WHAT NEEDS TO BE DONE: The copy must start at the line that contains "Convert this diagram to TikZ code." and finish at the line that contains "(0,0) rectangle (1141,850);", reproducing each line exactly. Any picture in that span is omitted.

PROVIDED DATA:
** Start **
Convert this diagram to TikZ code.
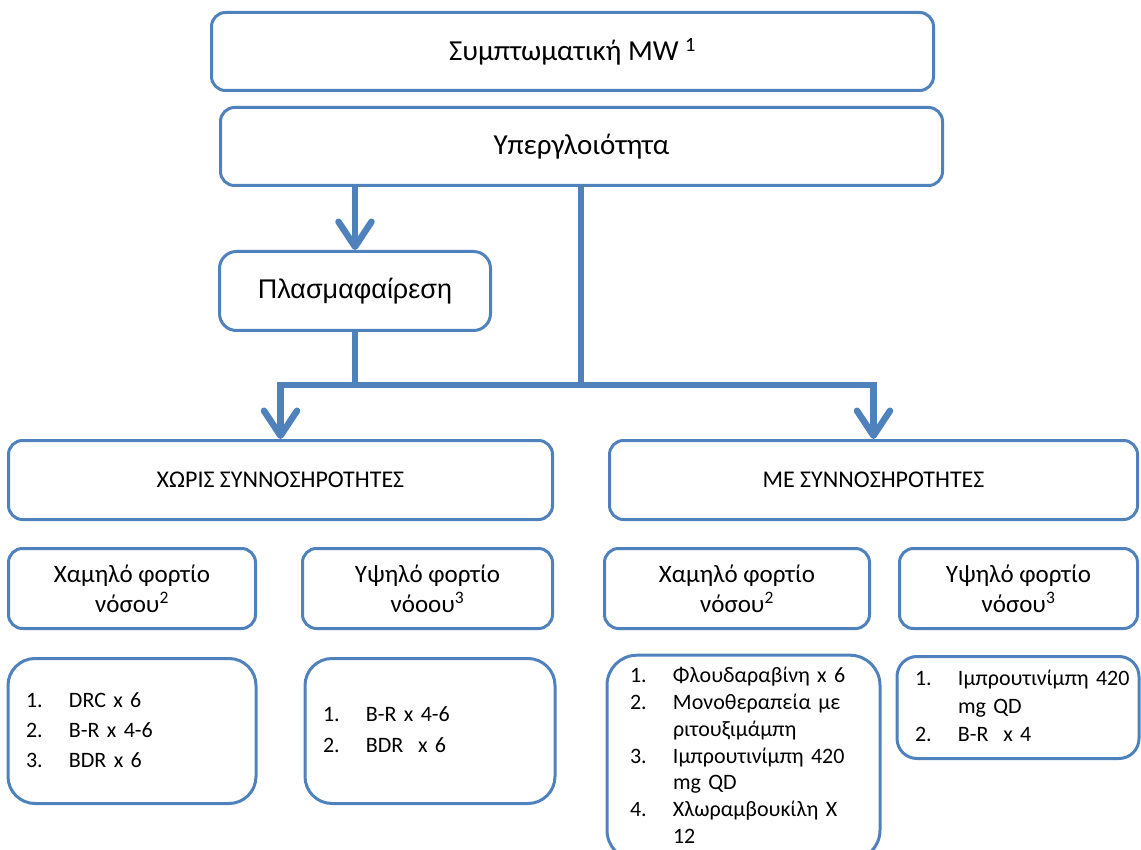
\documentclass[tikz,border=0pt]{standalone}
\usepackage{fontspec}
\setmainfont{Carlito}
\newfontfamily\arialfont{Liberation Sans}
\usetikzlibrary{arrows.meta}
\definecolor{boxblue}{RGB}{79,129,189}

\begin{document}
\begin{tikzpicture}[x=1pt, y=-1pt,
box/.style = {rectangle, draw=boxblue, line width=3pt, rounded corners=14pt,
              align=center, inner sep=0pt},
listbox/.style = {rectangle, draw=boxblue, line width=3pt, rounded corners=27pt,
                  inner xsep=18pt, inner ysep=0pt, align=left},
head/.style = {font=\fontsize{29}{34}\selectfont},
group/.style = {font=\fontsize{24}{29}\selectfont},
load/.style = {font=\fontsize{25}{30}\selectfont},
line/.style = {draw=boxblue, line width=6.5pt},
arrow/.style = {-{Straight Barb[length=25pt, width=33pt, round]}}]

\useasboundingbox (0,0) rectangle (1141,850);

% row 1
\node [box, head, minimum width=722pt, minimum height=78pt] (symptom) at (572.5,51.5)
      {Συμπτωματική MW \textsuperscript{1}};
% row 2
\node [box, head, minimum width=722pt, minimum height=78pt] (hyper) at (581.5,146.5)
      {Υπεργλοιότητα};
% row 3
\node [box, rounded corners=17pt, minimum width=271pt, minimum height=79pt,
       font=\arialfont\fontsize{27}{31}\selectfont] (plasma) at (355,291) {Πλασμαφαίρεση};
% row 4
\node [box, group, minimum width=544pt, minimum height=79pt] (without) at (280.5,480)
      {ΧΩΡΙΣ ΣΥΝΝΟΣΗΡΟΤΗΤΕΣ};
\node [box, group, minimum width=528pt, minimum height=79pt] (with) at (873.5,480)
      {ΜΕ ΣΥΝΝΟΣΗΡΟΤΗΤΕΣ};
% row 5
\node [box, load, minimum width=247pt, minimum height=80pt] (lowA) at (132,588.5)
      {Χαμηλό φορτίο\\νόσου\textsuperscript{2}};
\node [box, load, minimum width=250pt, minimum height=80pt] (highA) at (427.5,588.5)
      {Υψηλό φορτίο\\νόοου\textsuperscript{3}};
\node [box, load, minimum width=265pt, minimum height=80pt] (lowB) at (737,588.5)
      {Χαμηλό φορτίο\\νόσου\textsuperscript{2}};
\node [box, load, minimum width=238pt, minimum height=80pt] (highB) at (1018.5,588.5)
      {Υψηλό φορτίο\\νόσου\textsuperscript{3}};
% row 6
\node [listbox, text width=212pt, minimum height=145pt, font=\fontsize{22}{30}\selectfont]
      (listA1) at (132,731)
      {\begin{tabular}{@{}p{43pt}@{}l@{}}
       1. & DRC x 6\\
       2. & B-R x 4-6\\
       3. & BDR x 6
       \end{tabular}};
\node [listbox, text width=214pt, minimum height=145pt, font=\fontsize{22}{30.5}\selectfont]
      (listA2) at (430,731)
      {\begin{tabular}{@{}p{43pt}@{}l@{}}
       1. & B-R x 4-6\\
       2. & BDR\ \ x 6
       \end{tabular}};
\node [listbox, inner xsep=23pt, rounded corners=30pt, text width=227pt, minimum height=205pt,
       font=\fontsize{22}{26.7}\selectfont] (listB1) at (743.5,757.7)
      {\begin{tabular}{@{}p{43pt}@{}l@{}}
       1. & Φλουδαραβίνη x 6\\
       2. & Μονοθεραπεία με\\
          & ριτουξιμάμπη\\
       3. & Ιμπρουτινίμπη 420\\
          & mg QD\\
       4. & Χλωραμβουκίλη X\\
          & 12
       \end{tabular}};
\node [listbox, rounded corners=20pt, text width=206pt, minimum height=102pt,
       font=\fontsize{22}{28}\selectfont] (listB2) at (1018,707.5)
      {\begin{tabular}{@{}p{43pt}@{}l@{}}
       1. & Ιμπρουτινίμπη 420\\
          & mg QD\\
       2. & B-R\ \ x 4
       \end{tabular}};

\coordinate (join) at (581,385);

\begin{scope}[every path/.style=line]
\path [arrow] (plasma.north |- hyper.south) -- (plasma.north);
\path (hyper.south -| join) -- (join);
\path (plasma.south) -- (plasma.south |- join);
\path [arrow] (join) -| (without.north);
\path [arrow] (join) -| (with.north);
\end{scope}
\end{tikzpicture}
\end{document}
** End **
** Start **
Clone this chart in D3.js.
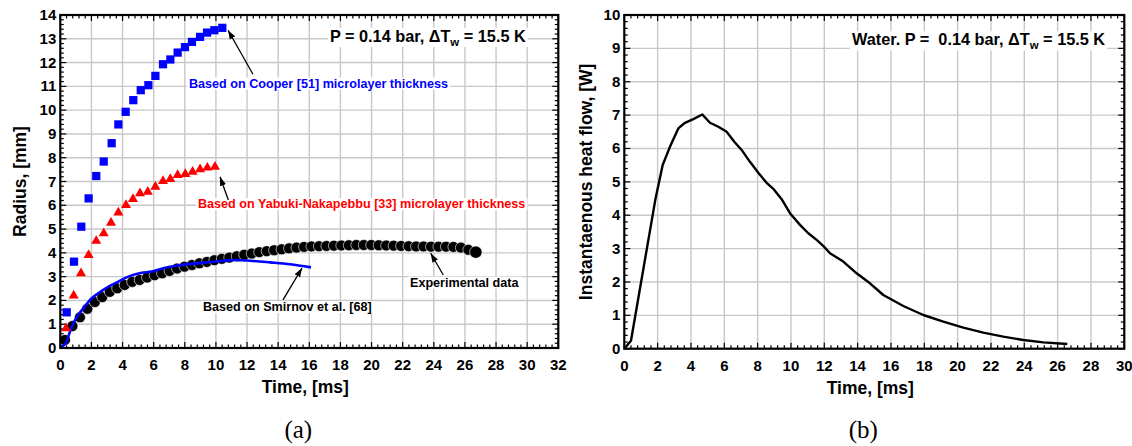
** End **
CORRECT OUTPUT:
Convert this diagram to TikZ code.
\documentclass[tikz,border=0pt]{standalone}
\usepackage{fontspec}
\setmainfont{Carlito}
\newfontfamily\arialfont{Liberation Sans}
\usetikzlibrary{arrows.meta}
\definecolor{boxblue}{RGB}{79,129,189}

\begin{document}
\begin{tikzpicture}[x=1pt, y=-1pt,
box/.style = {rectangle, draw=boxblue, line width=3pt, rounded corners=14pt,
              align=center, inner sep=0pt},
listbox/.style = {rectangle, draw=boxblue, line width=3pt, rounded corners=27pt,
                  inner xsep=18pt, inner ysep=0pt, align=left},
head/.style = {font=\fontsize{29}{34}\selectfont},
group/.style = {font=\fontsize{24}{29}\selectfont},
load/.style = {font=\fontsize{25}{30}\selectfont},
line/.style = {draw=boxblue, line width=6.5pt},
arrow/.style = {-{Straight Barb[length=25pt, width=33pt, round]}}]

\useasboundingbox (0,0) rectangle (1141,850);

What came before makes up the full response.